Records
——

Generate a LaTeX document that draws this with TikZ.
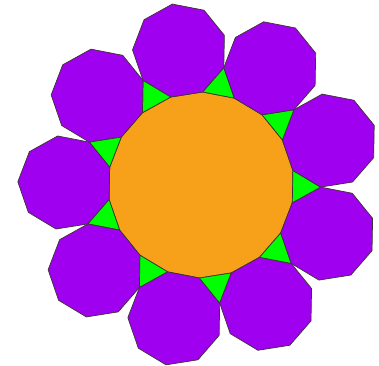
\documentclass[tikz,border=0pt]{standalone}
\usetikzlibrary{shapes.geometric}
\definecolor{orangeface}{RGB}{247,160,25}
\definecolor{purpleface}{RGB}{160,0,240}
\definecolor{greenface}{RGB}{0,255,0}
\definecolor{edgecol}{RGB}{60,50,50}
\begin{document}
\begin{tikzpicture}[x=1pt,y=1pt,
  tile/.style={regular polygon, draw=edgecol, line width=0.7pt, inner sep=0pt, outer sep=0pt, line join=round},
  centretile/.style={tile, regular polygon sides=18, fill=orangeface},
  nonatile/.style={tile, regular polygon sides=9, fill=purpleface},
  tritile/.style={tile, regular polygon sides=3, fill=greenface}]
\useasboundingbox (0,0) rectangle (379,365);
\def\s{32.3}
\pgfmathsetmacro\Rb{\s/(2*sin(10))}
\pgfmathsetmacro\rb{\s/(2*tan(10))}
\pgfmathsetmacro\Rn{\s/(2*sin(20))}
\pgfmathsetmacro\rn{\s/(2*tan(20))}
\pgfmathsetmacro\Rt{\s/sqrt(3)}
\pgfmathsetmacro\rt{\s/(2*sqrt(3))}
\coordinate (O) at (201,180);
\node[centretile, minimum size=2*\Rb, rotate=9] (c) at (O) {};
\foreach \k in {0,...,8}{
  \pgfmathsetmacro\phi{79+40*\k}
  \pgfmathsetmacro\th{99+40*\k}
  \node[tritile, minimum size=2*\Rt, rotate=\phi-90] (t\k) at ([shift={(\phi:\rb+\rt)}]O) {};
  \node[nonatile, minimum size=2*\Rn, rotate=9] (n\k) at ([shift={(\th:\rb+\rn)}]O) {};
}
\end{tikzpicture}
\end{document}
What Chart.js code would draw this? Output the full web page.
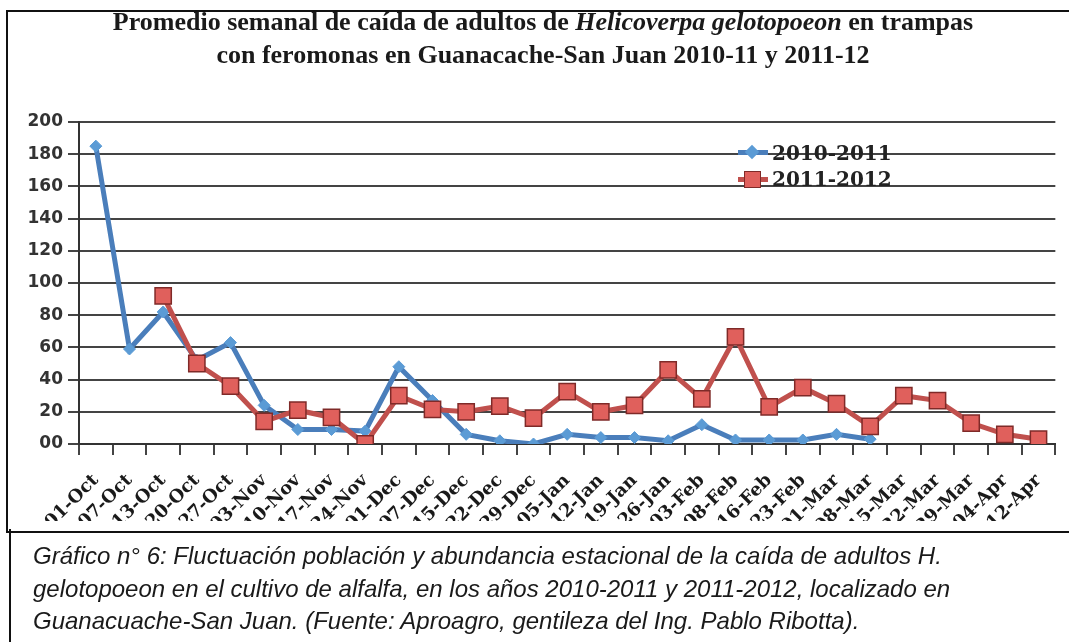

——

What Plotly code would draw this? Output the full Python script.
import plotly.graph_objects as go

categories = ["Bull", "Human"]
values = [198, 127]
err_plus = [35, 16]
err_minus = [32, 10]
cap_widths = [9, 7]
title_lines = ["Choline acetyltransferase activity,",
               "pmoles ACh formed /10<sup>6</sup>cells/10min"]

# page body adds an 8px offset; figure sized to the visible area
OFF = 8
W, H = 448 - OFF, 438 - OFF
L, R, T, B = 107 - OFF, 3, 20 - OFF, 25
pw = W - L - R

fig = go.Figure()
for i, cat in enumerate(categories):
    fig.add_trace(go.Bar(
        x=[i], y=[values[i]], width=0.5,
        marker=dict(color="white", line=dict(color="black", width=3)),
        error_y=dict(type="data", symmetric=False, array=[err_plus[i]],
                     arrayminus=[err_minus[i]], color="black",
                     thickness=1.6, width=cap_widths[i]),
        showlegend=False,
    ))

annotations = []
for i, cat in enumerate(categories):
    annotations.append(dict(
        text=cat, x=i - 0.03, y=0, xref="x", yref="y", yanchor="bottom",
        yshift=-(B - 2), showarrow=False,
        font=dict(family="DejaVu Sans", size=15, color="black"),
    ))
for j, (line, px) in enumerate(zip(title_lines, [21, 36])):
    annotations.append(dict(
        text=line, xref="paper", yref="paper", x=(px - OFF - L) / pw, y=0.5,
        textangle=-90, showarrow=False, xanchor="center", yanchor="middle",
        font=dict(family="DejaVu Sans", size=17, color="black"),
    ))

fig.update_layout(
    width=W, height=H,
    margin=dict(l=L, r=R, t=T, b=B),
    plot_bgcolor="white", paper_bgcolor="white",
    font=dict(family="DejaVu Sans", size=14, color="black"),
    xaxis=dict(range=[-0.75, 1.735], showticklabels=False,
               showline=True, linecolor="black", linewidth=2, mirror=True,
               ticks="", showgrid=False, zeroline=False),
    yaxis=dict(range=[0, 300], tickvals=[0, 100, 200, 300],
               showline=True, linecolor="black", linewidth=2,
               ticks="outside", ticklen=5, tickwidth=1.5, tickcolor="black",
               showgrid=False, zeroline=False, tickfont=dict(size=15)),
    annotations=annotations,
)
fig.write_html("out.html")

——

- [Description of the task]
Copy each line of the data that contains the word "code".

- [Reply]
What Chart.js code would draw this? Output the full web page.
What Plotly code would draw this? Output the full Python script.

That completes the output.